Interval of \(c_j\) keeping the same optimal solution (vertex).
Interval of \(b_i\) keeping the same basis; shadow price valid there.
\(\Delta z^\star = y_i \Delta b_i\) within the feasibility range; never apply a price outside it.
New variable via reduced cost; new constraint by feasibility test; 100% rule for simultaneous changes.
Problems
Use the given final tableau or shadow prices; state which range or rule you apply. Difficulty rises down the list.
- Explain in one sentence each the difference between "range of optimality" and "range of feasibility."

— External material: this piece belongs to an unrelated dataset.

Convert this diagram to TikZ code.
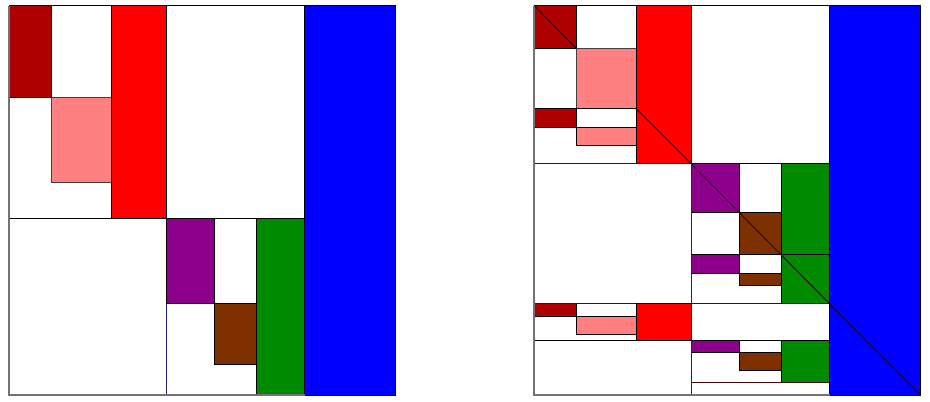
\documentclass[tikz,border=0pt]{standalone}
\definecolor{dred}{RGB}{174,0,0}
\definecolor{pinkc}{RGB}{255,128,128}
\definecolor{redc}{RGB}{255,0,0}
\definecolor{bluec}{RGB}{0,0,255}
\definecolor{purplec}{RGB}{140,0,140}
\definecolor{brownc}{RGB}{126,48,0}
\definecolor{greenc}{RGB}{0,138,0}
\definecolor{edgered}{RGB}{70,10,10}
\definecolor{edgenavy}{RGB}{30,30,110}
\begin{document}
\begin{tikzpicture}[x=1pt,y=-1pt,
  cell/.style={draw=black,line width=1pt},
  diag/.style={draw=black!85!red,line width=0.8pt},
  frameg/.style={draw=black!55,line width=1.2pt}]
\useasboundingbox (0,0) rectangle (930,402);
% ================= LEFT PANEL =================
\begin{scope}
\draw[cell,fill=white] (166,5.5) rectangle (304.5,218);
\draw[cell,fill=white] (9,218) rectangle (166,395);
\draw[cell,fill=white] (9,5.5) rectangle (111,218);
\draw[cell,fill=dred] (9,5.5) rectangle (51,97);
\draw[cell,fill=white] (51,5.5) rectangle (111,97);
\draw[cell,fill=pinkc,draw=black!75] (51,97) rectangle (111,182);
\draw[cell,fill=redc] (111,5.5) rectangle (166,218);
\draw[cell,fill=white] (166,218) rectangle (256,395);
\draw[cell,fill=purplec] (166,218) rectangle (214,303.5);
\draw[cell,fill=white] (214,218) rectangle (256,303.5);
\draw[cell,fill=brownc] (214,303.5) rectangle (256,364.5);
\draw[cell,fill=greenc] (256,218) rectangle (304.5,395);
\draw[cell,fill=bluec] (304.5,5.5) rectangle (395.5,395);
\draw[edgenavy,line width=1pt] (166,303.5) -- (166,395);
\draw[frameg] (9,5.5) -- (9,395) -- (304.5,395);
\draw[cell] (9,5.5) -- (395.5,5.5) -- (395.5,395);
\end{scope}
% ================= RIGHT PANEL =================
\begin{scope}
% top band
\draw[cell,fill=white] (534,5.5) rectangle (636,163.5);
\draw[cell,fill=dred] (534,5.5) rectangle (576,48);
\draw[diag] (534,5.5) -- (576,48);
\draw[cell,fill=white] (576,5.5) rectangle (636,48);
\draw[cell,fill=pinkc,draw=black!75] (576,48) rectangle (636,108.5);
\draw[cell,fill=dred] (534,108.5) rectangle (576,127);
\draw[cell,fill=white] (576,108.5) rectangle (636,127);
\draw[cell,fill=pinkc] (576,127) rectangle (636,145.5);
\draw[cell] (534,108.5) -- (636,108.5);
\draw[cell,fill=redc] (636,5.5) rectangle (691,163.5);
\draw[diag] (636,108.5) -- (691,163.5);
\draw[cell,fill=white] (691,5.5) rectangle (829.5,163.5);
% middle band
\draw[cell,fill=white] (534,163.5) rectangle (691,303.7);
\draw[edgered,line width=1pt] (534,163.5) -- (691,163.5);
\draw[cell,fill=white] (691,163.5) rectangle (829.5,303.7);
\draw[cell,fill=purplec] (691,163.5) rectangle (739,212.3);
\draw[diag] (691,163.5) -- (739,212.3);
\draw[cell,fill=white] (739,163.5) rectangle (781,212.3);
\draw[cell,fill=brownc] (739,212.3) rectangle (781,254.7);
\draw[diag] (739,212.3) -- (781,254.7);
\draw[cell,fill=white] (691,254.7) rectangle (781,303.7);
\draw[cell,fill=purplec] (691,254.7) rectangle (739,273.3);
\draw[cell,fill=white] (739,254.7) rectangle (781,273.3);
\draw[cell,fill=brownc] (739,273.3) rectangle (781,285);
\draw[cell,fill=greenc] (781,163.5) rectangle (829.5,254.7);
\draw[cell,fill=greenc] (781,254.7) rectangle (829.5,303.7);
\draw[diag] (781,254.7) -- (829.5,303.7);
% bottom band
\draw[cell,fill=white] (534,303.7) rectangle (636,340.3);
\draw[cell,fill=dred] (534,303.7) rectangle (576,316);
\draw[cell,fill=white] (576,303.7) rectangle (636,316);
\draw[cell,fill=pinkc] (576,316) rectangle (636,334.3);
\draw[cell,fill=redc] (636,303.7) rectangle (691,340.3);
\draw[cell,fill=white] (691,303.7) rectangle (829.5,340.3);
\draw[edgered,line width=1pt] (534,303.7) -- (636,303.7) (691,303.7) -- (829.5,303.7);
\draw[cell,fill=white] (534,340.3) rectangle (691,395);
\draw[cell,fill=white] (691,340.3) rectangle (781,382.7);
\draw[cell,fill=purplec] (691,340.3) rectangle (739,352.3);
\draw[cell,fill=white] (739,340.3) rectangle (781,352.3);
\draw[cell,fill=brownc] (739,352.3) rectangle (781,370.7);
\draw[cell,fill=greenc] (781,340.3) rectangle (829.5,382.7);
\draw[cell,fill=white] (691,382.7) rectangle (829.5,395);
\draw[edgered,line width=1pt] (691,382.7) -- (829.5,382.7);
\draw[edgenavy,line width=1pt] (691,163.5) -- (691,303.7) (691,340.3) -- (691,395);
% blue column
\draw[cell,fill=bluec] (829.5,5.5) rectangle (920.5,395);
\draw[diag] (829.5,303.7) -- (920.5,395);
\draw[frameg] (534,5.5) -- (534,395) -- (829.5,395);
\draw[cell] (534,5.5) -- (920.5,5.5) -- (920.5,395);
\end{scope}
\end{tikzpicture}
\end{document}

- A non-basic variable has reduced cost \(0\) at optimality. What does this signal about the solution?
- For Wyndor, find the range of optimality of \(c_2 = 5\) (use the \(x_2\)-row entries).
- For Wyndor, find the range of feasibility of \(b_3 = 18\) (use the \(s_3\) column).
- If Wyndor's \(b_3\) increases from \(18\) to \(20\) (within range), find the new \(z^\star\) given \(y_3 = 1\).
- A resource has shadow price \(0\). What does this imply about its usage at the optimum, and about buying more of it?
- A proposed product uses \((1, 0, 3)\) of the resources and earns ₹4. Using \(y = (0, \tfrac32, 1)\), decide whether to make it.
- A new constraint \(x_1 + x_2 \le 10\) is added; the current optimum is \((2,6)\). Is the optimum still valid? Why?
- Two objective coefficients change: one by \(40\%\) of its allowable range, another by \(50\%\). Can you conclude the solution stays optimal?
- Explain why applying a shadow price beyond its range of feasibility gives a wrong answer, using the piecewise-linear \(z^\star(b_i)\) picture.
- A manager wants to increase profit by expanding one resource. Given shadow prices \((0, 3, 5)\), which resource should be expanded first, and what is the value of the first extra unit?
- A factory's LP optimum uses machine-time fully (shadow price ₹4, valid for \(+30\) hours) and has spare labour (shadow price ₹0). Management can buy 20 extra machine-hours at ₹3 each or 40 extra labour-hours at ₹1 each. Advise which purchase to make, compute the net gain, and explain what the labour shadow price implies about that option.